** BEGIN Material provided **
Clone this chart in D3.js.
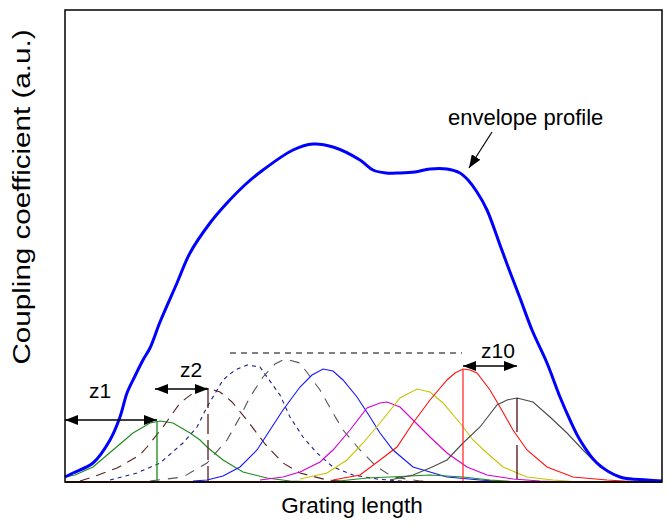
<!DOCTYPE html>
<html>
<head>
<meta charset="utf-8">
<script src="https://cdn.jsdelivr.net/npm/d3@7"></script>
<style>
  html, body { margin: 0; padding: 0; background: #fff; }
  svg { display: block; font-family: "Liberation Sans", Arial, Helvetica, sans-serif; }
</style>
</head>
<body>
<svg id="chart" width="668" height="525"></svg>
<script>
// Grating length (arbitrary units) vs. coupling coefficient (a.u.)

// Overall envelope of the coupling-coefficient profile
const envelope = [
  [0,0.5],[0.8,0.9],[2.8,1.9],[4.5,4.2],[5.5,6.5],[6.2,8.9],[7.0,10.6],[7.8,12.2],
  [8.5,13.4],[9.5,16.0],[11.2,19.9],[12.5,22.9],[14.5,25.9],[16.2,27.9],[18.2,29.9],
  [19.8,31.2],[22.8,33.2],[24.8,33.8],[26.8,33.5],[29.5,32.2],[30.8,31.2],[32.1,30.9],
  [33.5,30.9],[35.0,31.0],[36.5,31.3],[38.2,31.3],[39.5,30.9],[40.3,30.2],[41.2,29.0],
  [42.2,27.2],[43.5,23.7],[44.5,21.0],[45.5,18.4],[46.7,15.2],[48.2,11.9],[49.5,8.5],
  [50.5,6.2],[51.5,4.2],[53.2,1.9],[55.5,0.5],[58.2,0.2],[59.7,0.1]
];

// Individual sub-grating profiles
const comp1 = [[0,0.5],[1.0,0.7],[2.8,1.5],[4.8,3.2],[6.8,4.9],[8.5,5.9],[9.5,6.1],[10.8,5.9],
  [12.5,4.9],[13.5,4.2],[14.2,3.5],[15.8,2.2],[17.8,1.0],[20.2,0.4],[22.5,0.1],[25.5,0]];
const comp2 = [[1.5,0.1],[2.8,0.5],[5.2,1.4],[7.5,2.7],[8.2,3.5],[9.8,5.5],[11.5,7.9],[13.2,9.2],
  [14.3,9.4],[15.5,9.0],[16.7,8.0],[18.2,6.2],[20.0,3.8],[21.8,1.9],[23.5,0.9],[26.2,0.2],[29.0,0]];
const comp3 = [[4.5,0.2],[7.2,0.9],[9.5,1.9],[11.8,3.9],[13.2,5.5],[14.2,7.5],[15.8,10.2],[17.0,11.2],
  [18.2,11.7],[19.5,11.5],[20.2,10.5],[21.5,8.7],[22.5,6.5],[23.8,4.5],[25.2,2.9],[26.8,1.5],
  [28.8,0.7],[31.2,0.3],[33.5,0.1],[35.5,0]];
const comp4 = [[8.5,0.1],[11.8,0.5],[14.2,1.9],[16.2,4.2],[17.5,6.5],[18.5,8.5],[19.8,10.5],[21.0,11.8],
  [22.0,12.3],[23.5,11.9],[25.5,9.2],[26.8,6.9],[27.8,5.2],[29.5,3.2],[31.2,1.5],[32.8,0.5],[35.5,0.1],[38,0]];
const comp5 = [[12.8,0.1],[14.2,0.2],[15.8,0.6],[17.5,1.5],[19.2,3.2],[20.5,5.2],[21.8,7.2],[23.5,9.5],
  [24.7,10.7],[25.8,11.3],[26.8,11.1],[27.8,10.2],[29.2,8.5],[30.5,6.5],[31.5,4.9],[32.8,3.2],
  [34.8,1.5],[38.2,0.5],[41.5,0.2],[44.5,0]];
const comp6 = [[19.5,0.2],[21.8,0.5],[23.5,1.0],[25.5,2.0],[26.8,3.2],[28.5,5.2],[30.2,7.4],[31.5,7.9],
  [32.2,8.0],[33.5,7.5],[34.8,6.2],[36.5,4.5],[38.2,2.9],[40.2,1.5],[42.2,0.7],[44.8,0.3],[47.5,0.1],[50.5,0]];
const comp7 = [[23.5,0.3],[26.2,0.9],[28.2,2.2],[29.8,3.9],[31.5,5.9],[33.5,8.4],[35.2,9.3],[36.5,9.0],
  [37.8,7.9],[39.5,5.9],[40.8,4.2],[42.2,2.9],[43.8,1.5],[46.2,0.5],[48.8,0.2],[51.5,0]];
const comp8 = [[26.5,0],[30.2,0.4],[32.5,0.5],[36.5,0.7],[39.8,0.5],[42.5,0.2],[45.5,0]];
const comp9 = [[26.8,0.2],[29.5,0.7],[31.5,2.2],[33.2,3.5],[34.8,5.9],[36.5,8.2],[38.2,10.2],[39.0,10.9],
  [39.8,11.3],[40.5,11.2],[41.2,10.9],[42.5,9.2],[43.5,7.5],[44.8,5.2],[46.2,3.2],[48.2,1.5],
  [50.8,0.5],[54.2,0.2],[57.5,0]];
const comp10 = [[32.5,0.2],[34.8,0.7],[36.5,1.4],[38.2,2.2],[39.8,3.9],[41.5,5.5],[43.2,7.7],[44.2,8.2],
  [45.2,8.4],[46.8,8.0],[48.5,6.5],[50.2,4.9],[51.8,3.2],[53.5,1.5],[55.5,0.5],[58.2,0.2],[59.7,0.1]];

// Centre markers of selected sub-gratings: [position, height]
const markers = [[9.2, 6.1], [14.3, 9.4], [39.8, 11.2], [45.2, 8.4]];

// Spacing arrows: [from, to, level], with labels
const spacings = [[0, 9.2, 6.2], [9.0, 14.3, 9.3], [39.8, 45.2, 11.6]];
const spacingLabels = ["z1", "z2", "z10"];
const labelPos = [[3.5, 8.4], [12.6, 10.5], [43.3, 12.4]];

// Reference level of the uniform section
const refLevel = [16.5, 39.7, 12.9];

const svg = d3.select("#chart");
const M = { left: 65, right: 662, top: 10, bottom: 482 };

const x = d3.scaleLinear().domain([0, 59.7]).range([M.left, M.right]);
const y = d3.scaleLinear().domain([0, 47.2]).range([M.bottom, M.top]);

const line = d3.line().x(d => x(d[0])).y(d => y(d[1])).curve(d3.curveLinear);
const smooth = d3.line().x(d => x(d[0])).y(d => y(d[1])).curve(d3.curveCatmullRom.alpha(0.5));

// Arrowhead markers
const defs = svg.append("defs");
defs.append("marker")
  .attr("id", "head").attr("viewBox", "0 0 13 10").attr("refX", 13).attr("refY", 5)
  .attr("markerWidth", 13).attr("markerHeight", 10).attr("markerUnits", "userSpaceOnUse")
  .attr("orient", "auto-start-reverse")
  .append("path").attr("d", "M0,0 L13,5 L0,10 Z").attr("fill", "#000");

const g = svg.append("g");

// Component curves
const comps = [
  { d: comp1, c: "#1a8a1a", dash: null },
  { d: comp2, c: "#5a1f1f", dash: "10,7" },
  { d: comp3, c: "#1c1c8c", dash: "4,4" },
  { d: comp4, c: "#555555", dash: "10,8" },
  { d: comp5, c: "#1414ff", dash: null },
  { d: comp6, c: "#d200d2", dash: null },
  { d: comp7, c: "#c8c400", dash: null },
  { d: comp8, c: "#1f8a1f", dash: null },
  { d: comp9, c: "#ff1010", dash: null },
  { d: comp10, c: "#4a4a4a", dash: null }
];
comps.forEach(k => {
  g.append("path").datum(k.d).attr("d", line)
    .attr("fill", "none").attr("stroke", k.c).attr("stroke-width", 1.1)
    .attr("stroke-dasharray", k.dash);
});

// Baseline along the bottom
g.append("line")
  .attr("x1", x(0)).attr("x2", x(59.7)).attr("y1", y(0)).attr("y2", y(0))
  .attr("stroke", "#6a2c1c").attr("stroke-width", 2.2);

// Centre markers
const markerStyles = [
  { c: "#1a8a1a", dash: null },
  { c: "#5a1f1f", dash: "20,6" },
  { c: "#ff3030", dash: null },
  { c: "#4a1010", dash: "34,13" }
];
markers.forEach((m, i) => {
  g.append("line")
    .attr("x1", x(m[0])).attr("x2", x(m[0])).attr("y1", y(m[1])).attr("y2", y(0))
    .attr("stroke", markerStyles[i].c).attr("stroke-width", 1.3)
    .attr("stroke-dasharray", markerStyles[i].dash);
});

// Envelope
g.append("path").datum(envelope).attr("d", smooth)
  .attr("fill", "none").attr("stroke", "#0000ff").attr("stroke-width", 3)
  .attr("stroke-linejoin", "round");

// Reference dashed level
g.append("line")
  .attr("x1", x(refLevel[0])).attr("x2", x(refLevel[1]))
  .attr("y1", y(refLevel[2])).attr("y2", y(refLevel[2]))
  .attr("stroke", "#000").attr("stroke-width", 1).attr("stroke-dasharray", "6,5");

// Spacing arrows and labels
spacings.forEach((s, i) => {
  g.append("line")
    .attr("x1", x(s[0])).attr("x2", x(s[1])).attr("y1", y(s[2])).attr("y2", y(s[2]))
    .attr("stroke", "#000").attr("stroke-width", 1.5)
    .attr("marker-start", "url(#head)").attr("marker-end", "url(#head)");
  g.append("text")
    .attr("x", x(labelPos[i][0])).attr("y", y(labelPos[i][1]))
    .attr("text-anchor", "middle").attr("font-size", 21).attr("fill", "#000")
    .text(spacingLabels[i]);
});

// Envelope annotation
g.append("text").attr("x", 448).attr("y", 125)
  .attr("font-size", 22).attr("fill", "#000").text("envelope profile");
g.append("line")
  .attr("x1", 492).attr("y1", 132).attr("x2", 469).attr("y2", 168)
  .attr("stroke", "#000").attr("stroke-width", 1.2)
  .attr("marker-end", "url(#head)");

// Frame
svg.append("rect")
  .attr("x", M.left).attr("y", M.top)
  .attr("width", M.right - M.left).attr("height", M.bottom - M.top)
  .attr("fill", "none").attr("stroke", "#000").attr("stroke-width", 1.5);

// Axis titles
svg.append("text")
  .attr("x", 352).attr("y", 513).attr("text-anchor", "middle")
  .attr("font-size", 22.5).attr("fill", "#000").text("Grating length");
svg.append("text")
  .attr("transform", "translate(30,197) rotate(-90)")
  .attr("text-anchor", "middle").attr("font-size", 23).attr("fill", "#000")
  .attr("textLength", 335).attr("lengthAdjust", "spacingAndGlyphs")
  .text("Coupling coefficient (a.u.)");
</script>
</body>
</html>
** END Material provided **
Repeat the listing above from its first line through the line that contains "vs. coupling coefficient (a.u.)", both included, and nothing more. Drop the pictures.

Clone this chart in D3.js.
<!DOCTYPE html>
<html>
<head>
<meta charset="utf-8">
<script src="https://cdn.jsdelivr.net/npm/d3@7"></script>
<style>
  html, body { margin: 0; padding: 0; background: #fff; }
  svg { display: block; font-family: "Liberation Sans", Arial, Helvetica, sans-serif; }
</style>
</head>
<body>
<svg id="chart" width="668" height="525"></svg>
<script>
// Grating length (arbitrary units) vs. coupling coefficient (a.u.)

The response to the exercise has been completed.